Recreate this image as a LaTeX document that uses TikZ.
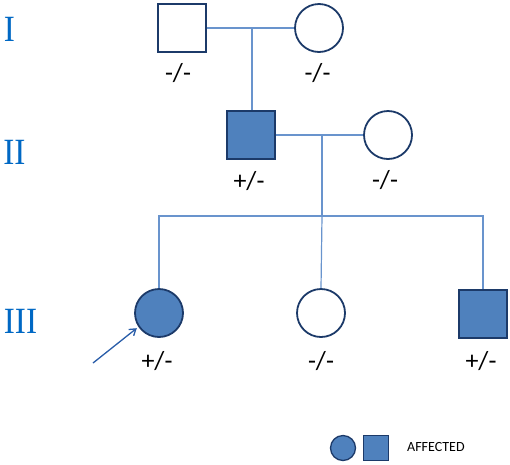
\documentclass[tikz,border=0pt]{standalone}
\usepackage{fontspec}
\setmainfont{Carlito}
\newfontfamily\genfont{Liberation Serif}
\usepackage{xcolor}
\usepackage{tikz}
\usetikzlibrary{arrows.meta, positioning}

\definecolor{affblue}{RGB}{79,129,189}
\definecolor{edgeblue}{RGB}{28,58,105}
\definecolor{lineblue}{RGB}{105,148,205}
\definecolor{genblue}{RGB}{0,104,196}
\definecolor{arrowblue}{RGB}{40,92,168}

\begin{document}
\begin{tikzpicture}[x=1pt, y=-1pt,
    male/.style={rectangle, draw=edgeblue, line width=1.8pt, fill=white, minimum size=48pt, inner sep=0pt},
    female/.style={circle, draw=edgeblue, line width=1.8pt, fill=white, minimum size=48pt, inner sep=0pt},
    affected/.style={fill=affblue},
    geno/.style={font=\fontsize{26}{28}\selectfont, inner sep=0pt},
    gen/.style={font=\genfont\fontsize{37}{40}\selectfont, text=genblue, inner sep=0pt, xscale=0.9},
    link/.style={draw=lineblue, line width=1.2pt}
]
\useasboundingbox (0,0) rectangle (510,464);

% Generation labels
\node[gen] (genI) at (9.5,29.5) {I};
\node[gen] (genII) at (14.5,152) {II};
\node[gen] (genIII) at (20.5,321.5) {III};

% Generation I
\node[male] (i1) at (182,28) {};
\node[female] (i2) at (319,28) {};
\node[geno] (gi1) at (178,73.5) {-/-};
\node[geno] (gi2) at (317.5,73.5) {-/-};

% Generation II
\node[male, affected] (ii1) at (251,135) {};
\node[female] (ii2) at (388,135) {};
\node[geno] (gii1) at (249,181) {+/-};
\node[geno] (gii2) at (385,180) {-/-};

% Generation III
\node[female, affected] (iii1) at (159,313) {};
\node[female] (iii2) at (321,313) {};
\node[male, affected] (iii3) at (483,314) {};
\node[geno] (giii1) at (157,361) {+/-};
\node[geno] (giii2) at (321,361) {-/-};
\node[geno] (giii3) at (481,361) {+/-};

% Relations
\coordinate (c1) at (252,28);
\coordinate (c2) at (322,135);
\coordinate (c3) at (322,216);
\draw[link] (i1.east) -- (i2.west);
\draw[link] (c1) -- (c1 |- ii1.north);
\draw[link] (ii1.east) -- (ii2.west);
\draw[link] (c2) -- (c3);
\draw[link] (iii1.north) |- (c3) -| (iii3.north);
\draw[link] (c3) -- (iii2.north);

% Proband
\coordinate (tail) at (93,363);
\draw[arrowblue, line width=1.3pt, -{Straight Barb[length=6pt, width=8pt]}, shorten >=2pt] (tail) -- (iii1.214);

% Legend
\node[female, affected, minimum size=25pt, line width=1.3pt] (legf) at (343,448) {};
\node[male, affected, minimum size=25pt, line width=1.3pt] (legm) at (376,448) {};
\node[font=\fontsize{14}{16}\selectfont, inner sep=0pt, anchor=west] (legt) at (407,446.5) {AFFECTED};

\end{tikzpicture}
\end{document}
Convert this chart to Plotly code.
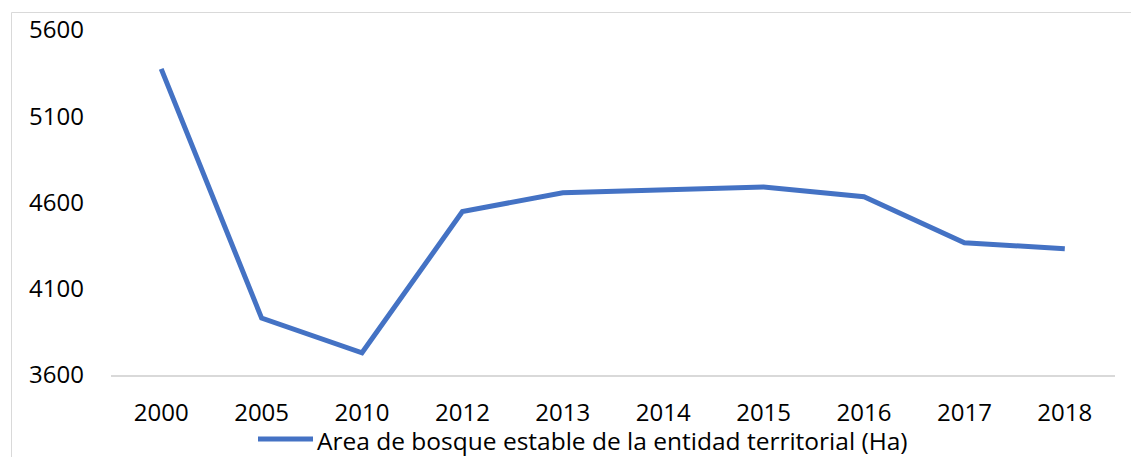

********************

State the count of lines in the data holding the word "this", adding nothing to it.

2